My son has a true passion for the written language. He has loved books, letters, and words since he was an infant. By six months, he could identify if a book was right side up and learned his letters before eighteen months. He learned their corresponding sounds shortly thereafter. However, here we met a roadblock.
My first attempt to teach him to sound out words was quickly abandoned. I could easily see it was pure memorization for my eager little boy. It was not the method I desired for my children. The National Reading Panel states “Systematic, explicit phonics instruction improves children’s word recognition, spelling, and reading comprehension skills.” I whole heartedly believe reading comprehension is a critical life skill that sets the foundation for all future success. Thus, I want to give them every advantage possible to master this task.
My second attempt was abandoned partially due to waning interest and failure to consistently recognize patterns. In fact, we shelved most “academic” endeavors for a few months (before starting Mother Goose Time in August). The unit studies we were doing had lost some of their appeal and we enjoyed a summer of play.
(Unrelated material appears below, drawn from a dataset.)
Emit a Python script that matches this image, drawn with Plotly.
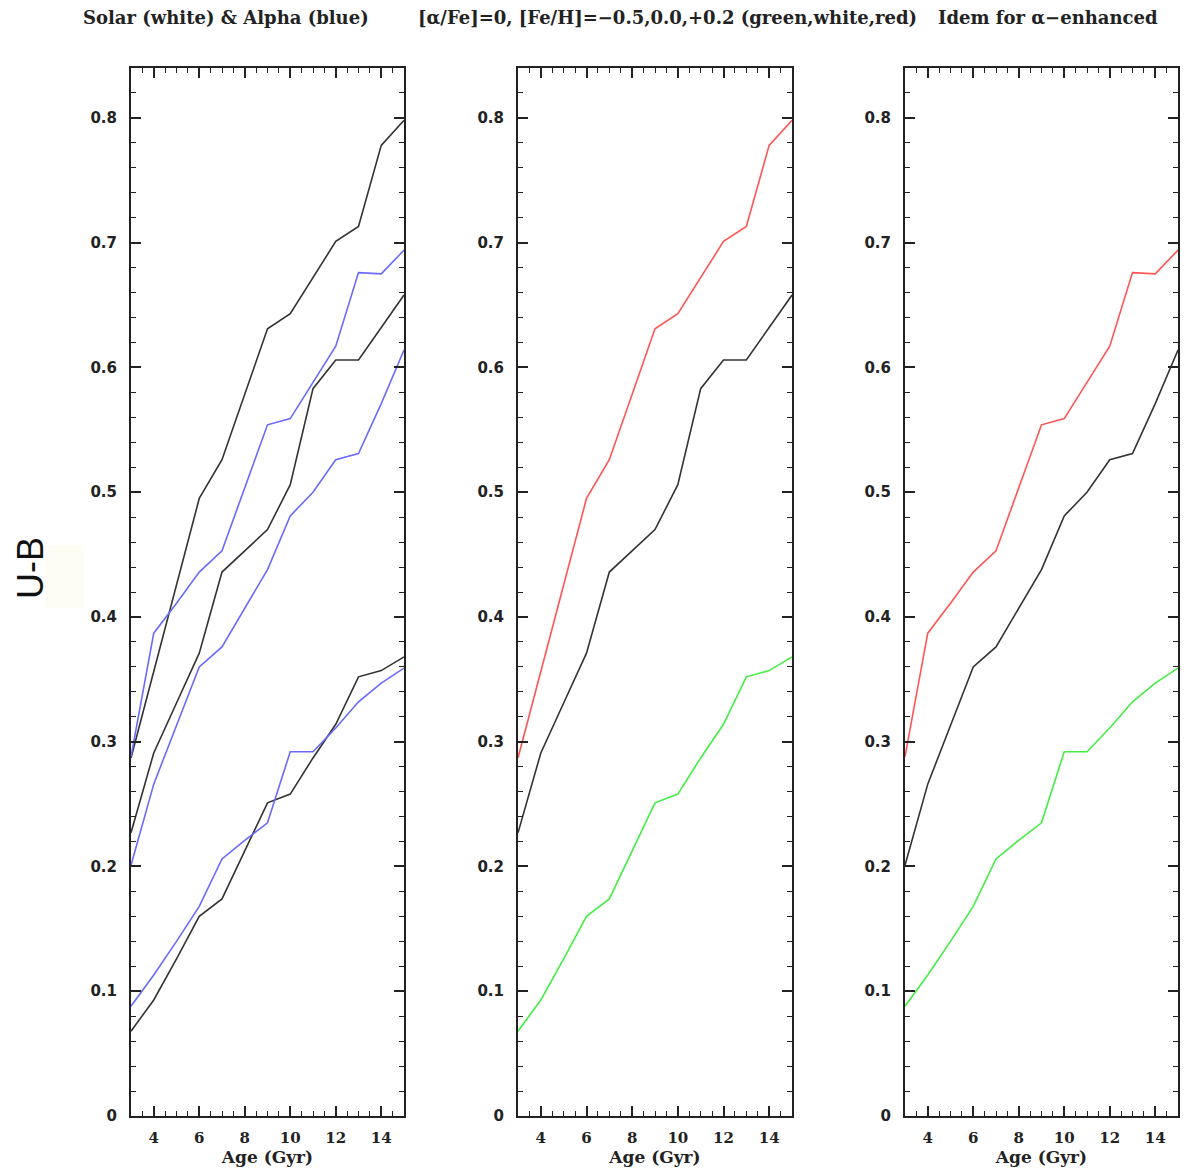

We approached Mother Goose Time curriculum rather lightly, often stretching the lessons over seven days instead of completing everything in five. (The flexibility is wonderful. It provides a great framework for a rigorous preschool curriculum or a gentle introduction to formal academics.) Then we were introduced to this little reader.
My son was astonished to be able to sound out the words in his little book (except the final word–friends). My heart was so full to hear the excitement in his voice when he nearly shouted “Mama, I can read!” He is in love! He has read it over and over again, begging for more books to read. Other readers have left him exhausted or frustrated but this provided just enough confidence to energize him.
Although I know we have a long road before he is a proficient reader, I am so thankful to see his enthusiasm return.